───── DATA SECTION
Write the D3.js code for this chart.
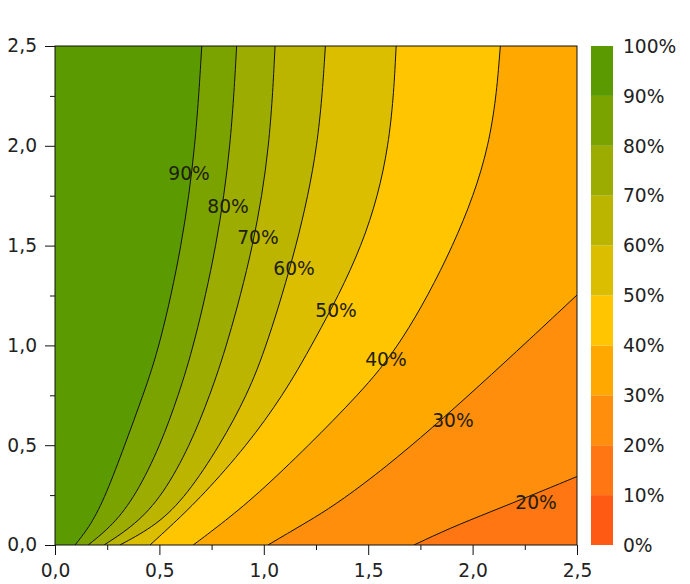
<!DOCTYPE html>
<html>
<head>
<meta charset="utf-8">
<script src="https://cdn.jsdelivr.net/npm/d3@7"></script>
<style>
  body { margin: 0; background: #fff; }
  text { font-family: "DejaVu Sans", Verdana, sans-serif; }
</style>
</head>
<body>
<svg id="chart" width="690" height="584"></svg>
<script>
// ---------- data ----------
const levels = [0, 10, 20, 30, 40, 50, 60, 70, 80, 90, 100];
const bandColors = ["#ff5a14", "#ff7612", "#ff8e0c", "#ffa900", "#ffc600",
                    "#dcbe00", "#bcb500", "#9cac00", "#7ba300", "#5b9a00"];
const axisTicks = [0, 0.5, 1.0, 1.5, 2.0, 2.5];
const axisTickLabels = ["0,0", "0,5", "1,0", "1,5", "2,0", "2,5"];
const minorTicks = [0.25, 0.75, 1.25, 1.75, 2.25];

// contour lines, [x, y] points from the start edge to the bottom edge
const contour90 = [[0.703, 2.5], [0.674, 2.0], [0.609, 1.5], [0.503, 1.0], [0.422, 0.75], [0.334, 0.5], [0.244, 0.25], [0.172, 0.1], [0.096, 0]];
const contour80 = [[0.870, 2.5], [0.843, 2.0], [0.776, 1.5], [0.666, 1.0], [0.591, 0.75], [0.505, 0.5], [0.388, 0.25], [0.278, 0.1], [0.159, 0]];
const contour70 = [[1.054, 2.5], [1.030, 2.0], [0.953, 1.5], [0.824, 1.0], [0.742, 0.75], [0.647, 0.5], [0.517, 0.25], [0.383, 0.1], [0.235, 0]];
const contour60 = [[1.295, 2.5], [1.264, 2.0], [1.160, 1.5], [1.015, 1.0], [0.920, 0.75], [0.790, 0.5], [0.632, 0.25], [0.489, 0.1], [0.311, 0]];
const contour50 = [[1.634, 2.5], [1.609, 2.0], [1.485, 1.5], [1.231, 1.0], [1.092, 0.75], [0.920, 0.5], [0.709, 0.25], [0.560, 0.1], [0.455, 0]];
const contour40 = [[2.133, 2.5], [2.094, 2.0], [1.916, 1.5], [1.657, 1.0], [1.451, 0.75], [1.216, 0.5], [0.967, 0.25], [0.790, 0.1], [0.662, 0]];
const contour30 = [[2.5, 1.2525], [2.275, 1.032], [2.026, 0.792], [1.806, 0.586], [1.585, 0.391], [1.375, 0.225], [1.240, 0.135], [1.125, 0.065], [1.020, 0]];
const contour20 = [[2.5, 0.343], [2.299, 0.256], [2.083, 0.165], [1.892, 0.085], [1.719, 0]];

const contourLevels = [20, 30, 40, 50, 60, 70, 80, 90];
const contourLines = [contour20, contour30, contour40, contour50, contour60, contour70, contour80, contour90];
const labelLevels = [90, 80, 70, 60, 50, 40, 30, 20];
const labelX = [0.642, 0.829, 0.972, 1.145, 1.346, 1.585, 1.906, 2.304];
const labelY = [1.864, 1.698, 1.543, 1.388, 1.177, 0.932, 0.626, 0.215];

// ---------- layout ----------
const plot = { left: 55, top: 46, right: 577, bottom: 545 };
const fontSize = 18.67;

const svg = d3.select("#chart");
const x = d3.scaleLinear().domain([0, 2.5]).range([plot.left, plot.right]);
const y = d3.scaleLinear().domain([0, 2.5]).range([plot.bottom, plot.top]);
const cy = d3.scaleLinear().domain([0, 100]).range([plot.bottom, plot.top]);

svg.append("defs").append("clipPath").attr("id", "clip")
  .append("rect")
  .attr("x", plot.left).attr("y", plot.top)
  .attr("width", plot.right - plot.left).attr("height", plot.bottom - plot.top);

const g = svg.append("g").attr("clip-path", "url(#clip)");

// background = band 10-20
g.append("rect")
  .attr("x", plot.left).attr("y", plot.top)
  .attr("width", plot.right - plot.left).attr("height", plot.bottom - plot.top)
  .attr("fill", bandColors[1]);

const line = d3.line().x(d => x(d[0])).y(d => y(d[1])).curve(d3.curveBasis);

// filled regions value >= level (upper-left side of each line)
contourLines.forEach((pts, i) => {
  const lvl = contourLevels[i];
  const corners = [[0, 0], [0, 2.5]];
  if (pts[0][0] >= 2.5) corners.push([2.5, 2.5]);
  const path = line(pts) + corners.map(c => "L" + x(c[0]) + "," + y(c[1])).join("") + "Z";
  g.append("path").attr("d", path).attr("fill", bandColors[lvl / 10]).attr("stroke", "none");
});

// contour lines
contourLines.forEach(pts => {
  g.append("path").attr("d", line(pts))
    .attr("fill", "none").attr("stroke", "#111").attr("stroke-width", 1);
});

// contour labels
labelLevels.forEach((lv, i) => {
  svg.append("text")
    .attr("x", x(labelX[i])).attr("y", y(labelY[i]))
    .attr("text-anchor", "middle").attr("dy", "0.36em")
    .attr("font-size", fontSize).attr("fill", "#1e1e0a")
    .text(lv + "%");
});

// frame
svg.append("rect")
  .attr("x", plot.left).attr("y", plot.top)
  .attr("width", plot.right - plot.left).attr("height", plot.bottom - plot.top)
  .attr("fill", "none").attr("stroke", "#111").attr("stroke-width", 1);

// axes
const fmt = d => axisTickLabels[axisTicks.indexOf(d)];
const xAxis = svg.append("g").attr("transform", `translate(0,${plot.bottom})`)
  .call(d3.axisBottom(x).tickValues(axisTicks).tickFormat(fmt).tickSize(10).tickSizeOuter(0).tickPadding(9));
const xMinor = svg.append("g").attr("transform", `translate(0,${plot.bottom})`)
  .call(d3.axisBottom(x).tickValues(minorTicks).tickFormat("").tickSize(5).tickSizeOuter(0));
const yAxis = svg.append("g").attr("transform", `translate(${plot.left},0)`)
  .call(d3.axisLeft(y).tickValues(axisTicks).tickFormat(fmt).tickSize(10).tickSizeOuter(0).tickPadding(8));
const yMinor = svg.append("g").attr("transform", `translate(${plot.left},0)`)
  .call(d3.axisLeft(y).tickValues(minorTicks).tickFormat("").tickSize(5).tickSizeOuter(0));
[xAxis, xMinor, yAxis, yMinor].forEach(a => {
  a.select(".domain").remove();
  a.selectAll("line").attr("stroke", "#111");
  a.selectAll("text").attr("font-size", fontSize).attr("fill", "#222")
    .attr("font-family", "\"DejaVu Sans\", Verdana, sans-serif");
});

// colour bar
const bar = { x: 591, w: 22 };
d3.range(10).forEach(i => {
  svg.append("rect")
    .attr("x", bar.x).attr("width", bar.w)
    .attr("y", cy(levels[i + 1])).attr("height", cy(levels[i]) - cy(levels[i + 1]))
    .attr("fill", bandColors[i]);
});
levels.forEach(v => {
  svg.append("text")
    .attr("x", 623).attr("y", cy(v)).attr("dy", "0.36em")
    .attr("font-size", fontSize).attr("fill", "#222")
    .text(v + "%");
});
</script>
</body>
</html>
──────────
*DIRECTIONS FOR THIS TASK*
Leave out the pictures and output the rest of the material exactly as written.

*EXERCISE ANSWER*
Write the D3.js code for this chart.
<!DOCTYPE html>
<html>
<head>
<meta charset="utf-8">
<script src="https://cdn.jsdelivr.net/npm/d3@7"></script>
<style>
  body { margin: 0; background: #fff; }
  text { font-family: "DejaVu Sans", Verdana, sans-serif; }
</style>
</head>
<body>
<svg id="chart" width="690" height="584"></svg>
<script>
// ---------- data ----------
const levels = [0, 10, 20, 30, 40, 50, 60, 70, 80, 90, 100];
const bandColors = ["#ff5a14", "#ff7612", "#ff8e0c", "#ffa900", "#ffc600",
                    "#dcbe00", "#bcb500", "#9cac00", "#7ba300", "#5b9a00"];
const axisTicks = [0, 0.5, 1.0, 1.5, 2.0, 2.5];
const axisTickLabels = ["0,0", "0,5", "1,0", "1,5", "2,0", "2,5"];
const minorTicks = [0.25, 0.75, 1.25, 1.75, 2.25];

// contour lines, [x, y] points from the start edge to the bottom edge
const contour90 = [[0.703, 2.5], [0.674, 2.0], [0.609, 1.5], [0.503, 1.0], [0.422, 0.75], [0.334, 0.5], [0.244, 0.25], [0.172, 0.1], [0.096, 0]];
const contour80 = [[0.870, 2.5], [0.843, 2.0], [0.776, 1.5], [0.666, 1.0], [0.591, 0.75], [0.505, 0.5], [0.388, 0.25], [0.278, 0.1], [0.159, 0]];
const contour70 = [[1.054, 2.5], [1.030, 2.0], [0.953, 1.5], [0.824, 1.0], [0.742, 0.75], [0.647, 0.5], [0.517, 0.25], [0.383, 0.1], [0.235, 0]];
const contour60 = [[1.295, 2.5], [1.264, 2.0], [1.160, 1.5], [1.015, 1.0], [0.920, 0.75], [0.790, 0.5], [0.632, 0.25], [0.489, 0.1], [0.311, 0]];
const contour50 = [[1.634, 2.5], [1.609, 2.0], [1.485, 1.5], [1.231, 1.0], [1.092, 0.75], [0.920, 0.5], [0.709, 0.25], [0.560, 0.1], [0.455, 0]];
const contour40 = [[2.133, 2.5], [2.094, 2.0], [1.916, 1.5], [1.657, 1.0], [1.451, 0.75], [1.216, 0.5], [0.967, 0.25], [0.790, 0.1], [0.662, 0]];
const contour30 = [[2.5, 1.2525], [2.275, 1.032], [2.026, 0.792], [1.806, 0.586], [1.585, 0.391], [1.375, 0.225], [1.240, 0.135], [1.125, 0.065], [1.020, 0]];
const contour20 = [[2.5, 0.343], [2.299, 0.256], [2.083, 0.165], [1.892, 0.085], [1.719, 0]];

const contourLevels = [20, 30, 40, 50, 60, 70, 80, 90];
const contourLines = [contour20, contour30, contour40, contour50, contour60, contour70, contour80, contour90];
const labelLevels = [90, 80, 70, 60, 50, 40, 30, 20];
const labelX = [0.642, 0.829, 0.972, 1.145, 1.346, 1.585, 1.906, 2.304];
const labelY = [1.864, 1.698, 1.543, 1.388, 1.177, 0.932, 0.626, 0.215];

// ---------- layout ----------
const plot = { left: 55, top: 46, right: 577, bottom: 545 };
const fontSize = 18.67;

const svg = d3.select("#chart");
const x = d3.scaleLinear().domain([0, 2.5]).range([plot.left, plot.right]);
const y = d3.scaleLinear().domain([0, 2.5]).range([plot.bottom, plot.top]);
const cy = d3.scaleLinear().domain([0, 100]).range([plot.bottom, plot.top]);

svg.append("defs").append("clipPath").attr("id", "clip")
  .append("rect")
  .attr("x", plot.left).attr("y", plot.top)
  .attr("width", plot.right - plot.left).attr("height", plot.bottom - plot.top);

const g = svg.append("g").attr("clip-path", "url(#clip)");

// background = band 10-20
g.append("rect")
  .attr("x", plot.left).attr("y", plot.top)
  .attr("width", plot.right - plot.left).attr("height", plot.bottom - plot.top)
  .attr("fill", bandColors[1]);

const line = d3.line().x(d => x(d[0])).y(d => y(d[1])).curve(d3.curveBasis);

// filled regions value >= level (upper-left side of each line)
contourLines.forEach((pts, i) => {
  const lvl = contourLevels[i];
  const corners = [[0, 0], [0, 2.5]];
  if (pts[0][0] >= 2.5) corners.push([2.5, 2.5]);
  const path = line(pts) + corners.map(c => "L" + x(c[0]) + "," + y(c[1])).join("") + "Z";
  g.append("path").attr("d", path).attr("fill", bandColors[lvl / 10]).attr("stroke", "none");
});

// contour lines
contourLines.forEach(pts => {
  g.append("path").attr("d", line(pts))
    .attr("fill", "none").attr("stroke", "#111").attr("stroke-width", 1);
});

// contour labels
labelLevels.forEach((lv, i) => {
  svg.append("text")
    .attr("x", x(labelX[i])).attr("y", y(labelY[i]))
    .attr("text-anchor", "middle").attr("dy", "0.36em")
    .attr("font-size", fontSize).attr("fill", "#1e1e0a")
    .text(lv + "%");
});

// frame
svg.append("rect")
  .attr("x", plot.left).attr("y", plot.top)
  .attr("width", plot.right - plot.left).attr("height", plot.bottom - plot.top)
  .attr("fill", "none").attr("stroke", "#111").attr("stroke-width", 1);

// axes
const fmt = d => axisTickLabels[axisTicks.indexOf(d)];
const xAxis = svg.append("g").attr("transform", `translate(0,${plot.bottom})`)
  .call(d3.axisBottom(x).tickValues(axisTicks).tickFormat(fmt).tickSize(10).tickSizeOuter(0).tickPadding(9));
const xMinor = svg.append("g").attr("transform", `translate(0,${plot.bottom})`)
  .call(d3.axisBottom(x).tickValues(minorTicks).tickFormat("").tickSize(5).tickSizeOuter(0));
const yAxis = svg.append("g").attr("transform", `translate(${plot.left},0)`)
  .call(d3.axisLeft(y).tickValues(axisTicks).tickFormat(fmt).tickSize(10).tickSizeOuter(0).tickPadding(8));
const yMinor = svg.append("g").attr("transform", `translate(${plot.left},0)`)
  .call(d3.axisLeft(y).tickValues(minorTicks).tickFormat("").tickSize(5).tickSizeOuter(0));
[xAxis, xMinor, yAxis, yMinor].forEach(a => {
  a.select(".domain").remove();
  a.selectAll("line").attr("stroke", "#111");
  a.selectAll("text").attr("font-size", fontSize).attr("fill", "#222")
    .attr("font-family", "\"DejaVu Sans\", Verdana, sans-serif");
});

// colour bar
const bar = { x: 591, w: 22 };
d3.range(10).forEach(i => {
  svg.append("rect")
    .attr("x", bar.x).attr("width", bar.w)
    .attr("y", cy(levels[i + 1])).attr("height", cy(levels[i]) - cy(levels[i + 1]))
    .attr("fill", bandColors[i]);
});
levels.forEach(v => {
  svg.append("text")
    .attr("x", 623).attr("y", cy(v)).attr("dy", "0.36em")
    .attr("font-size", fontSize).attr("fill", "#222")
    .text(v + "%");
});
</script>
</body>
</html>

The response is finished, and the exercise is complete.